Many types of industrial activity require the subsurface injection of fluids. Seismic activity induced by fluid injection has become a topic of increasing concern in recent years. In order to mitigate this issue, models capable of simulating injection-induced seismicity are required. In this paper we outline two contrasting model approaches: a statistics-based approach and a numerical modeling approach. We apply both model types to different case studies, and evaluate the advantages and drawbacks of each model type.


Fluids are injected into the subsurface to hydraulically stimulate tight formations, dispose of produced water from conventional reservoirs or flowback water after hydraulic stimulation, and dispose of CO2 to mitigate anthropogenic climate change. Injection commonly results in small-magnitude (ML < 0) "microseismic events", which are located with geophone arrays either in boreholes near to the injection or dense near surface arrays that use stacking to boost signal levels. However, occasionally larger "felt" (i.e. of sufficient magnitude to be felt by local populations) events have also been triggered by injection.
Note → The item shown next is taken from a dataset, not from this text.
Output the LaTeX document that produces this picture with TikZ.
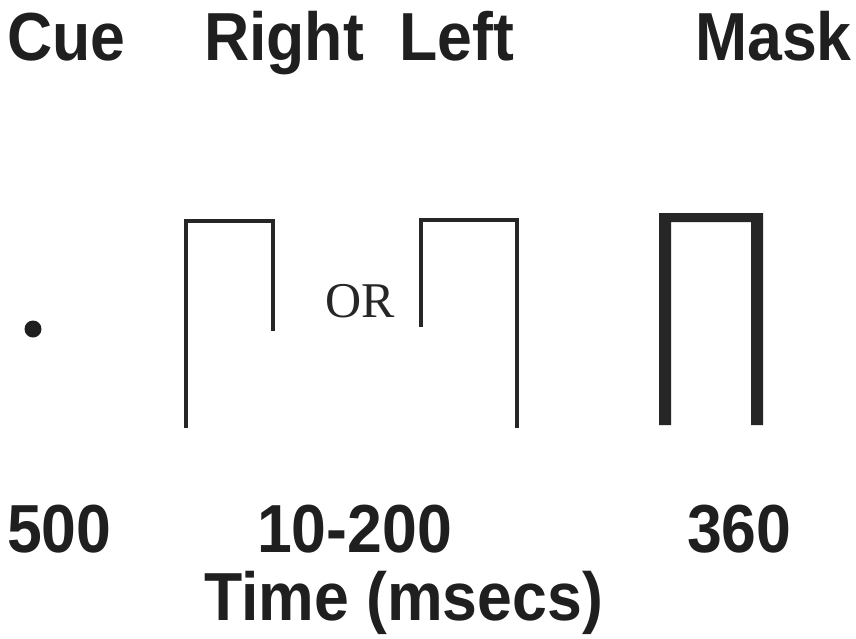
\documentclass[tikz,border=0pt]{standalone}
\usepackage{fontspec}
\setmainfont{Liberation Sans}
\newfontfamily\headface[FakeStretch=0.92]{Liberation Sans}
\newfontfamily\serifface{Liberation Serif}
\begin{document}
\begin{tikzpicture}[x=1pt,y=-1pt,
  label/.style={inner sep=0pt, anchor=base west, text=black!88,
    font=\headface\fontsize{68}{68}\selectfont\bfseries},
  thinbar/.style={draw=black!85, line width=3.3pt, line cap=butt, line join=miter},
  maskbar/.style={fill=black!85, draw=none}]
  \useasboundingbox[fill=white] (0,0) rectangle (856,638);

  % column headings
  \node[label] (cue)   at (7,60)   {Cue};
  \node[label] (right) at (204,60) {Right};
  \node[label] (left)  at (399,60) {Left};
  \node[label] (mask)  at (695,60) {Mask};

  % fixation cue
  \fill[black!88] (33,329) circle (8.5);

  % right-gap stimulus
  \draw[thinbar] (186,428) -- (186,221) -- (273,221) -- (273,331);

  \node[inner sep=0pt, anchor=base, font=\serifface\fontsize{50}{50}\selectfont,
        text=black!85] (or) at (360,317) {OR};

  % left-gap stimulus
  \draw[thinbar] (421,327) -- (421,220) -- (517,220) -- (517,428);

  % mask
  \fill[maskbar] (659,425) -- (659,213) -- (763,213) -- (763,425)
    -- (751,425) -- (751,222) -- (671,222) -- (671,425) -- cycle;

  % durations
  \node[label] (t1) at (7,552)   {500};
  \node[label] (t2) at (257,552) {10-200};
  \node[label] (t3) at (687,552) {360};
  \node[label] (axis) at (204,620) {Time (msecs)};
\end{tikzpicture}
\end{document}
The industry generally wishes to avoid such events: even if events do not cause damage, they tend to foment public opposition, leading to increased regulatory oversight or even moratoria on their operations. In particular, traffic-light schemes (TLS) are being used to regulate the industry, where operations must cease if events are triggered above a given magnitude threshold. Given the potential cost of exceeding such a threshold – for example being required to cease all further operations in a well – there is a need for

operators to develop methods to mitigate induced seismicity from their operations, allowing them to identify sites at which a larger event might occur, and to moderate their activities accordingly (by reducing injection rates, for example).

Broadly speaking, models for induced seismicity fall into two categories: physical and statistical. Physical models numerically simulate the processes occurring in a reservoir, while statistical models use microseismicity observed during operations to date to forecast future seismicity. In this paper we present an example of each type of approach, and discuss their respective strengths and weaknesses.